Breaking the Chain: Can Criminal Property Be Cleansed?

Another point in issue for the appeal will be whether criminal property can be cleansed of its criminal character, such that it acts as a “circuit-breaker” in the money laundering supply chain.

The NCA’s position is that property can be cleansed in two ways. Firstly, following the payment of adequate consideration. Accordingly, where a purchaser pays market value for cotton produced through forced labour, they are exempt from liability and the criminal quality passes from the cotton to the money in the hands of the seller. The question thereby becomes: can a person buy themselves and others out of liability?  

Secondly, the NCA proposes that where criminal property passes through the hands of a person who does not know or suspect that the property is stolen, an “unwitting intermediary”, the property is cleansed.

It will be interesting to see where the Court of Appeal lands on these questions, as neither proposition seems to be  supported by the legislation or policy.

Critical to these questions is the definition of “criminal property” in section 340 POCA, which states that property is criminal property if:

  1. It constitutes a person’s benefit from criminal conduct or it represents such a benefit (in whole or in part and whether directly or indirectly), and
  2. The alleged offender knows or suspects that it constitutes or represents such a benefit.

The fact that adequate consideration has been paid for criminal property does not take the property outside the definition. The adequate consideration exemption is a personal exemption from liability which does not alter the property’s status.

Moreover, to allow adequate consideration to cleanse the property in the way suggested by the NCA would undermine the purpose of the legislation by enabling criminal property to be traded without consequence, and it would ignore the application of international and regional instruments underpinning the legislation.

Where the property passes through an unwitting intermediary, the character of the property is temporarily altered as sub-section 340(b) no longer applies. However, it clearly resumes the definition of criminal property once it is placed in the hands of a person who does have knowledge or suspicion.

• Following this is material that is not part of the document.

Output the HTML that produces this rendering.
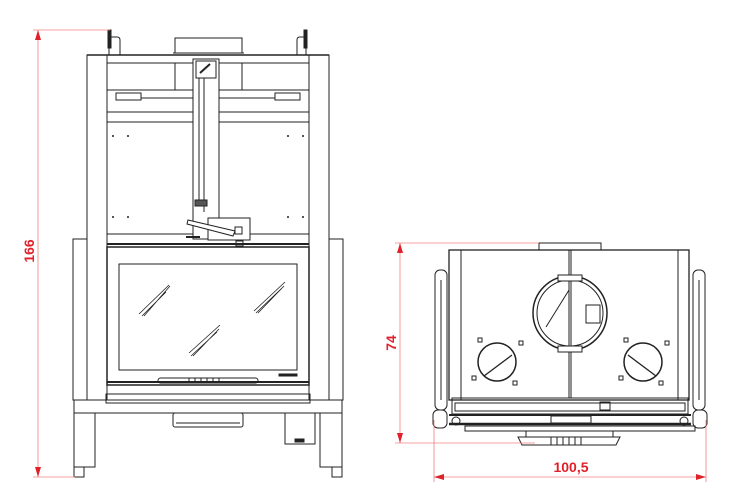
<!DOCTYPE html>
<html><head><meta charset="utf-8"><style>
html,body{margin:0;padding:0;background:#fff;}
svg{display:block;}
</style></head><body>
<svg width="750" height="500" viewBox="0 0 750 500" xmlns="http://www.w3.org/2000/svg">
<g fill="none" stroke="#222" stroke-width="1">
<!-- LEFT VIEW -->
<!-- handles -->
<path d="M109 55 V40 Q109 37 112 37 H117 Q120 37 120 40 V55"/>
<rect x="108" y="30" width="3" height="18" fill="#222"/>
<path d="M297 55 V40 Q297 37 300 37 H303 Q306 37 306 40 V55"/>
<rect x="304" y="30" width="3" height="18" fill="#222"/>
<rect x="175" y="38" width="67" height="15"/>
<line x1="173" y1="53" x2="244" y2="53"/>
<!-- frame -->
<line x1="87" y1="55" x2="329" y2="55" stroke-width="1.5"/>
<rect x="87" y="55" width="20" height="345"/>
<rect x="309" y="55" width="20" height="345"/>
<line x1="107" y1="63" x2="309" y2="63"/>
<line x1="107" y1="90" x2="309" y2="90"/>
<line x1="175" y1="63" x2="175" y2="90"/>
<line x1="242" y1="63" x2="242" y2="90"/>
<line x1="107" y1="112" x2="309" y2="112"/>
<line x1="107" y1="122" x2="309" y2="122"/>
<rect x="116" y="93" width="25" height="7"/>
<rect x="275" y="93" width="25" height="7"/>
<line x1="141" y1="98" x2="275" y2="98"/>
<line x1="107" y1="234" x2="309" y2="234"/>
<line x1="107" y1="244" x2="309" y2="244" stroke-width="2"/>
<!-- column -->
<rect x="193" y="59" width="26" height="180" fill="#fff"/>
<rect x="196" y="61" width="20" height="17"/>
<line x1="199" y1="78" x2="199" y2="200"/>
<line x1="204" y1="78" x2="204" y2="212"/>
<path d="M200 73 L210 64" stroke-width="2"/>
<rect x="195" y="200" width="12" height="6" fill="#555"/>
<rect x="208" y="218" width="42" height="22" fill="#fff"/>
<path d="M188 220 L235 231 L233 236 L187 224 Z" fill="#fff"/>
<rect x="235" y="227" width="7" height="7" fill="#fff"/>
<line x1="186" y1="237" x2="200" y2="237" stroke-width="2"/>
<rect x="236" y="241" width="7" height="5"/>
<!-- side panels -->
<rect x="73" y="239" width="14" height="161"/>
<rect x="329" y="239" width="14" height="161"/>
<!-- door -->
<rect x="107" y="247" width="202" height="138" stroke-width="1.5"/>
<rect x="119" y="264" width="178" height="106"/>
<line x1="107" y1="382" x2="309" y2="382" stroke-width="2"/>
<rect x="158" y="378" width="100" height="5" rx="2.5"/>
<line x1="189" y1="378" x2="189" y2="383"/><line x1="195" y1="378" x2="195" y2="383"/>
<line x1="201" y1="378" x2="201" y2="383"/><line x1="207" y1="378" x2="207" y2="383"/>
<line x1="213" y1="378" x2="213" y2="383"/><line x1="219" y1="378" x2="219" y2="383"/>
<rect x="279" y="374" width="18" height="2" fill="#222"/>
<g stroke-width="0.8">
<path d="M139 314 L169 285 M142 316 L166 292 M144 316 L170 286"/>
<path d="M254 311 L285 282 M256 313 L282 288 M258 313 L284 286"/>
<path d="M189 353 L220 325 M191 356 L217 332 M193 356 L219 329"/>
</g>
<!-- base -->
<rect x="106" y="394" width="204" height="9"/>
<rect x="74" y="400" width="268" height="13"/>
<rect x="74" y="413" width="21" height="54"/>
<rect x="320" y="413" width="22" height="54"/>
<rect x="74" y="467" width="10" height="10"/>
<rect x="332" y="467" width="10" height="10"/>
<rect x="173" y="413" width="70" height="14" rx="2"/>
<line x1="176" y1="423" x2="240" y2="423"/>
<rect x="285" y="413" width="30" height="31"/>
<rect x="295" y="439" width="9" height="3" fill="#222"/>
<!-- dots -->
<g fill="#222" stroke="none">
<circle cx="113" cy="136" r="1"/><circle cx="128" cy="136" r="1"/><circle cx="288" cy="136" r="1"/><circle cx="303" cy="136" r="1"/>
<circle cx="113" cy="217" r="1"/><circle cx="128" cy="217" r="1"/><circle cx="288" cy="217" r="1"/><circle cx="303" cy="217" r="1"/>
</g>

<!-- RIGHT VIEW -->
<rect x="539" y="243" width="62" height="7"/>
<rect x="449" y="250" width="240" height="150" stroke-width="1.3"/>
<rect x="449" y="250" width="12" height="150"/>
<rect x="678" y="250" width="11" height="150"/>
<rect x="435" y="270" width="12" height="140" rx="5"/>
<rect x="693" y="270" width="12" height="140" rx="5"/>
<line x1="441" y1="280" x2="441" y2="400"/>
<line x1="699" y1="280" x2="699" y2="400"/>
<line x1="569" y1="250" x2="569" y2="398"/>
<line x1="571" y1="250" x2="571" y2="398"/>
<circle cx="570" cy="313" r="37" stroke-width="1.5"/>
<circle cx="570" cy="313" r="33"/>
<rect x="558" y="275" width="24" height="6" fill="#fff"/>
<rect x="558" y="346" width="24" height="6" fill="#fff"/>
<path d="M546 327 L569 290"/>
<rect x="586" y="305" width="14" height="18"/>
<circle cx="497" cy="362" r="19" stroke-width="1.5"/>
<line x1="484" y1="376" x2="512" y2="355" stroke-width="1.3"/>
<circle cx="643" cy="362" r="19" stroke-width="1.5"/>
<line x1="628" y1="355" x2="656" y2="376" stroke-width="1.3"/>
<rect x="478" y="338" width="4" height="4"/><rect x="519" y="341" width="4" height="4"/>
<rect x="472" y="376" width="4" height="4"/><rect x="513" y="381" width="4" height="4"/>
<rect x="624" y="338" width="4" height="4"/><rect x="665" y="341" width="4" height="4"/>
<rect x="619" y="376" width="4" height="4"/><rect x="659" y="381" width="4" height="4"/>
<rect x="452" y="398" width="236" height="16"/>
<rect x="455" y="403" width="230" height="8"/>
<rect x="600" y="402" width="10" height="8"/>
<line x1="449" y1="415" x2="691" y2="415" stroke-width="2"/>
<line x1="449" y1="424" x2="691" y2="424" stroke-width="2.5"/>
<rect x="433" y="410" width="14" height="18" rx="5"/>
<rect x="693" y="410" width="14" height="18" rx="5"/>
<circle cx="456" cy="421" r="4"/><circle cx="684" cy="421" r="4"/>
<rect x="551" y="416" width="40" height="7" fill="#fff"/>
<rect x="465" y="426" width="230" height="5"/>
<path d="M518 437 L620 437 L616 445 L522 445 Z"/>
<line x1="526" y1="431" x2="526" y2="437"/><line x1="613" y1="431" x2="613" y2="437"/>
<line x1="551" y1="437" x2="551" y2="445"/><line x1="557" y1="437" x2="557" y2="445"/>
<line x1="563" y1="437" x2="563" y2="445"/><line x1="569" y1="437" x2="569" y2="445"/>
<line x1="575" y1="437" x2="575" y2="445"/><line x1="581" y1="437" x2="581" y2="445"/>
</g>

<!-- DIMENSIONS -->
<g stroke="#f08080" stroke-width="0.8" fill="none">
<line x1="33" y1="30" x2="110" y2="30"/>
<line x1="38" y1="30" x2="38" y2="477"/>
<line x1="33" y1="477" x2="75" y2="477"/>
<line x1="395" y1="243" x2="539" y2="243"/>
<line x1="400" y1="243" x2="400" y2="443"/>
<line x1="395" y1="443" x2="535" y2="443"/>
<line x1="434" y1="420" x2="434" y2="482"/>
<line x1="706" y1="420" x2="706" y2="482"/>
<line x1="434" y1="477" x2="706" y2="477"/>
</g>
<g fill="#e0202a">
<path d="M38 30 L35 40 L41 40 Z"/><path d="M38 477 L35 467 L41 467 Z"/>
<path d="M400 243 L397 253 L403 253 Z"/><path d="M400 443 L397 433 L403 433 Z"/>
<path d="M434 477 L444 474 L444 480 Z"/><path d="M706 477 L696 474 L696 480 Z"/>
</g>
<g fill="#e0202a" font-family="Liberation Sans, sans-serif" font-weight="bold" font-size="14">
<text transform="translate(34,251) rotate(-90)" text-anchor="middle">166</text>
<text transform="translate(396,343) rotate(-90)" text-anchor="middle">74</text>
<text x="571" y="472" text-anchor="middle">100,5</text>
</g>
</svg>
</body></html>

If an unwitting intermediary were deemed to cleanse the property, the practical effect would be that a person who wished to launder property could simply interpose an unwitting intermediary to first handle the property, after which it could be freely passed on to whomever, including persons in cahoots with the original owner who have full knowledge of the property’s criminal origins. This cannot have been the intention of Parliament.

If there is no circuit-breaker, the NCA expressed concern regarding the risk of “mushrooming” criminal property, whereby the original property retains its criminal status and the money paid for it also becomes criminal property. However, Parliament clearly intended for the possibility of mushrooming criminal property because if someone pays inadequate consideration for criminal property, there is no exemption, and no suggestion that the property loses its criminal character.

Separately, but relatedly, where there is no circuit-breaker, the NCA expressed concern that a shopper on the high street who suspects the retailer’s cotton is sourced from Xinjiang is susceptible to prosecution and that this could not have been intended by Parliament. However, the exposure of the high street shopper to liability is not problematic.

Firstly, it makes sense theoretically that a shopper with knowledge / suspicion is open to prosecution because the legislation intends to stop people from knowingly buying and benefiting from criminal property.

Secondly, the purpose of the Claimant’s litigation is to compel the authorities to use their powers to hold the people who are bringing this material to the market accountable, and if that was being done, the material would not be available to shoppers.

Conclusion

A broad interpretation of “adequate consideration” and the forging of a conceptual “circuit-breaker” risk undermining the integrity of the UK’s anti-money laundering regime and the ability of the authorities to effectively prevent and interrupt criminal supply chains. POCA should be interpreted in a way that reflects the legislation’s purpose and best protects the victims of crime.